The film also explores Netanyahu’s orders to Qatar to donate money to Hamas, his seemingly cozy relationship with far-right extremists, and his political moves to protect his presidency as much as possible in the face of his legal battle. Moves that ultimately, many of the interviewees argue, have left the country and its democracy incredibly vulnerable.
The filmmakers are well aware of how familiar this story may feel to American audiences.
“You have somebody accused of many crimes who wants to elude consequences for those crimes and as a result, turns to rapaciously immoral pleas to demonize the outsider in order to be able to surround himself with a political mandate, to be able to escape any consequence for what he did,” Gibney said, speaking on the parallels between Netanyahu and Trump.
“I was kind of gobsmacked actually watching it in terms of the sort of the eeriness of how a society can eat away at itself and allow itself to become slowly undemocratic, particularly in the face of a messianic and very charismatic leader who’s becoming increasingly corrupt.”
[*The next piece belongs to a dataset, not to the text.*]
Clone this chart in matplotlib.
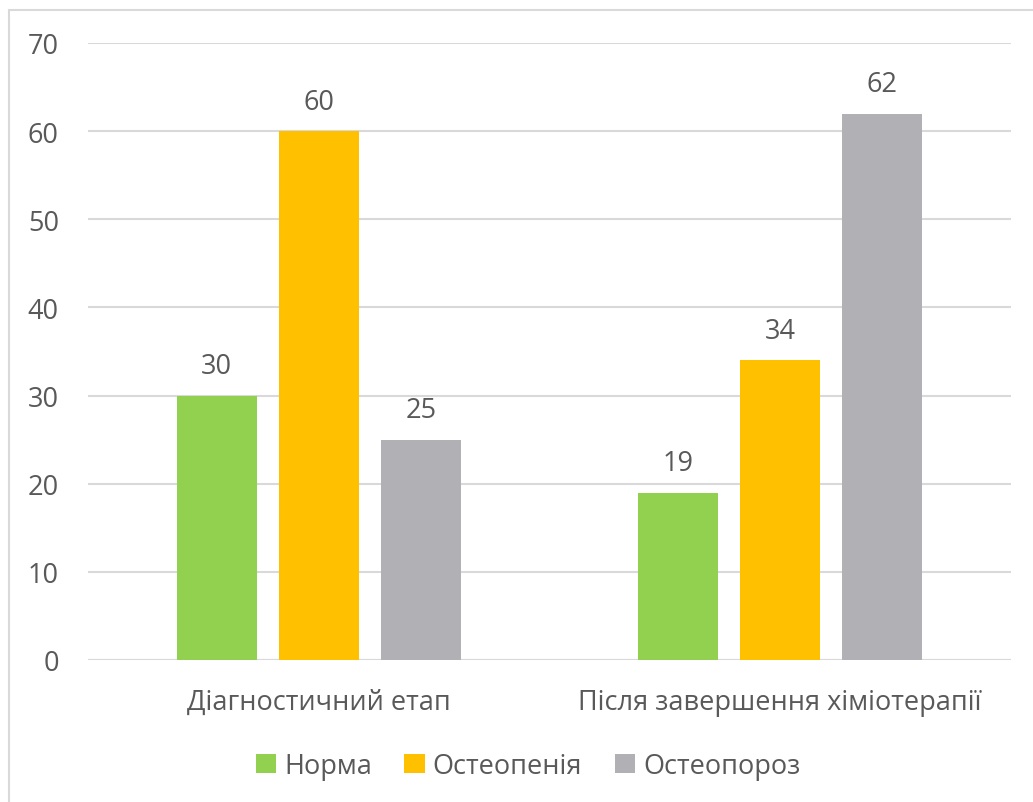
import matplotlib
matplotlib.use("Agg")
import matplotlib.pyplot as plt
import numpy as np

etapy = ["Діагностичний етап", "Після завершення хіміотерапії"]
serii = ["Норма", "Остеопенія", "Остеопороз"]
norma = [30, 19]
osteopenia = [60, 34]
osteoporoz = [25, 62]
kolory = ["#92D050", "#FFC000", "#B1B0B5"]

plt.rcParams["font.family"] = ["Open Sans", "DejaVu Sans"]
TXT = "#595959"
FS = 19.5

fig = plt.figure(figsize=(10.33, 8.03), dpi=100)
ax = fig.add_axes([88 / 1033, 142 / 803, 923 / 1033, 617 / 803])

# рамка діаграми
fig.patches.append(plt.Rectangle((9 / 1033, -0.05), 1.1, 1.05 - 11 / 803, transform=fig.transFigure,
                                 fill=False, ec="#D9D9D9", lw=1.5))

x = np.arange(len(etapy))
w = 0.173
krok = 0.221
for i, (vals, nm, c) in enumerate(zip([norma, osteopenia, osteoporoz], serii, kolory)):
    bars = ax.bar(x + (i - 1) * krok, vals, w, color=c, label=nm, zorder=3)
    for b, v in zip(bars, vals):
        ax.annotate(str(v), (b.get_x() + b.get_width() / 2, v), xytext=(0, 11),
                    textcoords="offset points", ha="center", va="bottom", fontsize=FS, color=TXT)

ax.set_xlim(-0.5, 1.5)
ax.set_ylim(0, 70)
ax.set_yticks(range(0, 71, 10))
ax.grid(True, axis="y", color="#D9D9D9", lw=1.5, zorder=0)
for s in ax.spines.values():
    s.set_visible(False)
ax.tick_params(axis="both", length=0, labelsize=FS, colors=TXT)
ax.tick_params(axis="y", pad=21)
ax.tick_params(axis="x", pad=20)
ax.set_xticks(x)
ax.set_xticklabels(etapy)
ax.axhline(0, color="#D9D9D9", lw=1.5, zorder=2)

leg = fig.legend(loc="center", bbox_to_anchor=(528 / 1033, 1 - 767 / 803), ncol=3, frameon=False,
                 fontsize=FS, handlelength=0.75, handleheight=0.75, handletextpad=0.3, columnspacing=1.2)
for t in leg.get_texts():
    t.set_color(TXT)

fig.savefig("out.png", dpi=100)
Because of national privacy laws, the interrogation footage cannot be legally screened in Israel and the film cannot be distributed there.
The film arrives while Israel’s war and Netanyahu’s trial are still ongoing, as America is preparing for what will surely be an unpredictable next four years. Still, the filmmakers allow for some optimism.
“All the people on screen have enormous integrity and are very clear-sighted,” said Bloom, “and if anything gives me hope, it’s that, that there’s still extremely insightful people engaging with this.”